#### Dataset excerpt
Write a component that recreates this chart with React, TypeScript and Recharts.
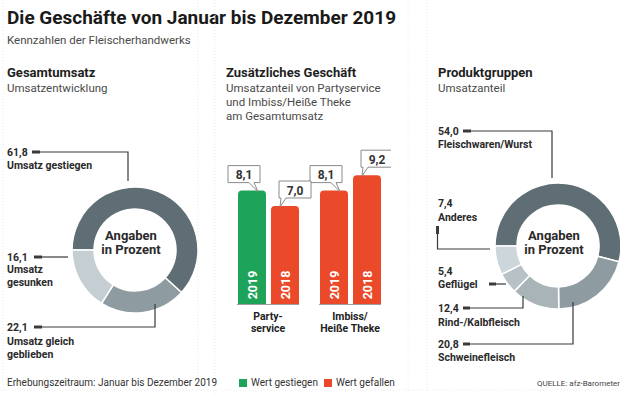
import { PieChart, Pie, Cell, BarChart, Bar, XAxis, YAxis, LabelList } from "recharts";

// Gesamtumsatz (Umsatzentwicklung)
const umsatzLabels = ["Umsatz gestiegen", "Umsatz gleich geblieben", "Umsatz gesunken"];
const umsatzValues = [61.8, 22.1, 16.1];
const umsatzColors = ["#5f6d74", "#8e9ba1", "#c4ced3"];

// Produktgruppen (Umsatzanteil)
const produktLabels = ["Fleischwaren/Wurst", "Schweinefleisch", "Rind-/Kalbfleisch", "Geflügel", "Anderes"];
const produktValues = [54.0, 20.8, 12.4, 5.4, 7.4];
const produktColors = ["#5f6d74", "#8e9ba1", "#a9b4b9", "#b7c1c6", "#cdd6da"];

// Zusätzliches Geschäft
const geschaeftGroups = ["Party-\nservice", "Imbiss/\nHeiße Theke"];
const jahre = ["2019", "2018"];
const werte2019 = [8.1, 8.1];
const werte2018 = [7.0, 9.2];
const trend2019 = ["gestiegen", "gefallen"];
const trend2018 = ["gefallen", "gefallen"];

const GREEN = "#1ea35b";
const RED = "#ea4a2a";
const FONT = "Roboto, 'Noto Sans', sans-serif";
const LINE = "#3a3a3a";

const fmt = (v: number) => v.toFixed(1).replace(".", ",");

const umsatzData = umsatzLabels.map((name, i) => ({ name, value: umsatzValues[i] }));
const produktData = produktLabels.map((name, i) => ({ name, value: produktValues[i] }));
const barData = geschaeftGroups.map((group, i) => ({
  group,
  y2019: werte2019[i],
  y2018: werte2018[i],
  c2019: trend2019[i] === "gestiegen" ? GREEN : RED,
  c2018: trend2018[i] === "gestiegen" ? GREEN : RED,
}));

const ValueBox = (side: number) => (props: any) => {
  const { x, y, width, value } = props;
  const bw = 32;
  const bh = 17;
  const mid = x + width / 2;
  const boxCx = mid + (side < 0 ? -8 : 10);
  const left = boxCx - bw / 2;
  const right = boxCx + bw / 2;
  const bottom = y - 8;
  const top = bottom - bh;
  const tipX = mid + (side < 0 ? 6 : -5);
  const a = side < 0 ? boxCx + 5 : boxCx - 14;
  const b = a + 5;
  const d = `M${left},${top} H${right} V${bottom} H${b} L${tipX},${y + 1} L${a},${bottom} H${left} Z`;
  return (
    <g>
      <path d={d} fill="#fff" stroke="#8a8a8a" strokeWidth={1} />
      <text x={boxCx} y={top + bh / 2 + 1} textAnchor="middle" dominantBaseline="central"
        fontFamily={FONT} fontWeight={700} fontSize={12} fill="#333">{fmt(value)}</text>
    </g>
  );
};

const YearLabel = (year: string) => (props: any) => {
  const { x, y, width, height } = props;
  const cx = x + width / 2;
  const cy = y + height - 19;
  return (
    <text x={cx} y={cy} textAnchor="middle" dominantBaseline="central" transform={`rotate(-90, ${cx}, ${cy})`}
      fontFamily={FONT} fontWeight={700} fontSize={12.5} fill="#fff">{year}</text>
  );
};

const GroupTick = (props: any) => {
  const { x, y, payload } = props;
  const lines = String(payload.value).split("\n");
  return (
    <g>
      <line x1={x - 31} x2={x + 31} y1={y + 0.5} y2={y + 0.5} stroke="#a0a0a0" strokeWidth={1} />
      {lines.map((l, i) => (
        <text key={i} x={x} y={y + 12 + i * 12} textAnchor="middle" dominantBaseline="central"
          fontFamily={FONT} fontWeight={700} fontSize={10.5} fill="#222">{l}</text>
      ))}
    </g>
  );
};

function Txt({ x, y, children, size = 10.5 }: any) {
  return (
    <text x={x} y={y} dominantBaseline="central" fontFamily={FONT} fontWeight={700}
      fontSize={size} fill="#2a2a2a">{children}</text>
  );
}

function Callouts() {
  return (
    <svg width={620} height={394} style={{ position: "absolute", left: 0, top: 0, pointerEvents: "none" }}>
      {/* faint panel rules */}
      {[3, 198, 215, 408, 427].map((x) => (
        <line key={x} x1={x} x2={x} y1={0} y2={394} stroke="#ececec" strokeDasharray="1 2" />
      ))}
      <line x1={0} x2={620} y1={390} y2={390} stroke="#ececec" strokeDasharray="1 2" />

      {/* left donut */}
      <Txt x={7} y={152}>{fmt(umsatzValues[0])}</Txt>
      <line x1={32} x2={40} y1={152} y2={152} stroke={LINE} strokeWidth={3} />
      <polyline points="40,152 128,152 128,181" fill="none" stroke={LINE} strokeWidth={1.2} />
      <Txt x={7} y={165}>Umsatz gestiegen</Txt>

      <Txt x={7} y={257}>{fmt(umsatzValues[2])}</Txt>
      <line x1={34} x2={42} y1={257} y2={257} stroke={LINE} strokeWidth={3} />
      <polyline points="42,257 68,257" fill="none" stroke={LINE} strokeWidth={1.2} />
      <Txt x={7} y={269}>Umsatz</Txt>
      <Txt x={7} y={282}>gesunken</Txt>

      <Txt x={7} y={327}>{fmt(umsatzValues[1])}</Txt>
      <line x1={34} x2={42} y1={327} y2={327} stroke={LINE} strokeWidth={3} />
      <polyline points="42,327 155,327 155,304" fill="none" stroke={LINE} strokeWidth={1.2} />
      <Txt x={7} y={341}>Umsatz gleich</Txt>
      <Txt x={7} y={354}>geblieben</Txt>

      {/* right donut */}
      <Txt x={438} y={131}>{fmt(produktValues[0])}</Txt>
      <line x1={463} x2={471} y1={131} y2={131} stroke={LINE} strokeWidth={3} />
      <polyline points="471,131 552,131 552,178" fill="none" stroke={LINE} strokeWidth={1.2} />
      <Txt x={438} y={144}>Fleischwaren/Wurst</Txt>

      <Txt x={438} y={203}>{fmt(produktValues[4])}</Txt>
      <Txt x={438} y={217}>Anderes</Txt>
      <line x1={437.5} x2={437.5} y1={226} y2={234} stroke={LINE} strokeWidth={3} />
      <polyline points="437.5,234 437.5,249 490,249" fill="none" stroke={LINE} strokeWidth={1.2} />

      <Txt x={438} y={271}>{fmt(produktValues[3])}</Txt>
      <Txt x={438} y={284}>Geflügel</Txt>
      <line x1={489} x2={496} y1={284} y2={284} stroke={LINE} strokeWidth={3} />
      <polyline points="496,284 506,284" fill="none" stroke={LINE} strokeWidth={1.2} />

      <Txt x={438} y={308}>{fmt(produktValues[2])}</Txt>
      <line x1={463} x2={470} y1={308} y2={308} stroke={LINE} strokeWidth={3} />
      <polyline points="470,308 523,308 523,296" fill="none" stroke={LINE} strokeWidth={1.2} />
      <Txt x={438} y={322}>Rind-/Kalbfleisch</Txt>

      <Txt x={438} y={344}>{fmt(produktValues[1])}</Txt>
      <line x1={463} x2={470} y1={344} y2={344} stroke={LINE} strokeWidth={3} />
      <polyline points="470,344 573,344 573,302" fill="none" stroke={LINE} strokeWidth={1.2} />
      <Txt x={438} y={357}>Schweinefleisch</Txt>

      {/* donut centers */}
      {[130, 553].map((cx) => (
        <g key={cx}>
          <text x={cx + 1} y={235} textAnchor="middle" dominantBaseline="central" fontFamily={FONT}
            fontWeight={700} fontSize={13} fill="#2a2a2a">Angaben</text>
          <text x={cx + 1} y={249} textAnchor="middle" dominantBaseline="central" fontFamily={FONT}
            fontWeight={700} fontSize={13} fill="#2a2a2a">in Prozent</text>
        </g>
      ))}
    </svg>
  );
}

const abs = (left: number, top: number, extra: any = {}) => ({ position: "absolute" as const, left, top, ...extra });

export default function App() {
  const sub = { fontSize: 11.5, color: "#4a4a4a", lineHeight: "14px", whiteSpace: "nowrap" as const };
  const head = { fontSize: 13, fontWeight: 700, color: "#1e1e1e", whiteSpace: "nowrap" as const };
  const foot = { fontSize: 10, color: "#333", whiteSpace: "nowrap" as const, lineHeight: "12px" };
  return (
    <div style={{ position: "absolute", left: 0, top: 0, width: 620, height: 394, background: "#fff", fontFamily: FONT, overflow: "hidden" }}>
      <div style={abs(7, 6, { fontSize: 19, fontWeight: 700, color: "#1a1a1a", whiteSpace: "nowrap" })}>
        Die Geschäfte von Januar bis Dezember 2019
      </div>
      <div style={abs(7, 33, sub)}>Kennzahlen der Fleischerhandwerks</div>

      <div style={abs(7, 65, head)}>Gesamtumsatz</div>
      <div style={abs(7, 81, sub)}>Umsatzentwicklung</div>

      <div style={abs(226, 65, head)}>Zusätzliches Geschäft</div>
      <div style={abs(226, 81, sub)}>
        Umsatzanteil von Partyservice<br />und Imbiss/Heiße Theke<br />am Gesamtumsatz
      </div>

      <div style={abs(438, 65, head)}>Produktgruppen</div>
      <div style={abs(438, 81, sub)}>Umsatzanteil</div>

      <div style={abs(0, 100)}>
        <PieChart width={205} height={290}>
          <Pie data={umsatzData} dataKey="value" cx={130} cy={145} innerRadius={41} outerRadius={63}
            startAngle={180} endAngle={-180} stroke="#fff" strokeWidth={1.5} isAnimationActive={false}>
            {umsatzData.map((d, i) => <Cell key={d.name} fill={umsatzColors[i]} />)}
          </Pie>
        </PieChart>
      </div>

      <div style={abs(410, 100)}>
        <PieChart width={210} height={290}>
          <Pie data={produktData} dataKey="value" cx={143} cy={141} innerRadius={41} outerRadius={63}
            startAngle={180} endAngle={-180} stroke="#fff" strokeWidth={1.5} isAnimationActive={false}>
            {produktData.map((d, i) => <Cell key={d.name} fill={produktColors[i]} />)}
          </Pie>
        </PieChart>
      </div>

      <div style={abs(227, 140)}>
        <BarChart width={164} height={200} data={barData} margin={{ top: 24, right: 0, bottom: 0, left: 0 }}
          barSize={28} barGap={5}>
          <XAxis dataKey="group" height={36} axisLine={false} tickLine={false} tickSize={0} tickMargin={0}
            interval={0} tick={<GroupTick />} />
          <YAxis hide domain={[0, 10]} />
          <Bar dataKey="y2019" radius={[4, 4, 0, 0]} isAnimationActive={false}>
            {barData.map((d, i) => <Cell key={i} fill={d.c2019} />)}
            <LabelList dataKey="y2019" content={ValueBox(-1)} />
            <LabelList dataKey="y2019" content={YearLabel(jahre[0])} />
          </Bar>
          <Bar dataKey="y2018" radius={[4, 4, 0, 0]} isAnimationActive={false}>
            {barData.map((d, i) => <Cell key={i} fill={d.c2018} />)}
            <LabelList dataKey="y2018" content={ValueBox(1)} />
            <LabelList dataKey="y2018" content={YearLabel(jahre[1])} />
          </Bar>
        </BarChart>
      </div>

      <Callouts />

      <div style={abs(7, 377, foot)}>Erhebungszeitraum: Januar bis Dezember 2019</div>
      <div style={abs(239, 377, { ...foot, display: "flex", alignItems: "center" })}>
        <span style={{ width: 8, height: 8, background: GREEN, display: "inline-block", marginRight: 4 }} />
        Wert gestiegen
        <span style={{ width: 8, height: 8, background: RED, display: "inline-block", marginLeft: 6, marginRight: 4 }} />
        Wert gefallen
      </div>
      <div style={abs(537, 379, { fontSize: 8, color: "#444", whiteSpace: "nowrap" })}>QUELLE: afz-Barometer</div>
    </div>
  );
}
########
» **Request**
Return only the lines from the start of the data through the line that contains "XAxis, YAxis, LabelList", please, copying them exactly and omitting all pictures.

» **Response to the task**
Write a component that recreates this chart with React, TypeScript and Recharts.
import { PieChart, Pie, Cell, BarChart, Bar, XAxis, YAxis, LabelList } from "recharts";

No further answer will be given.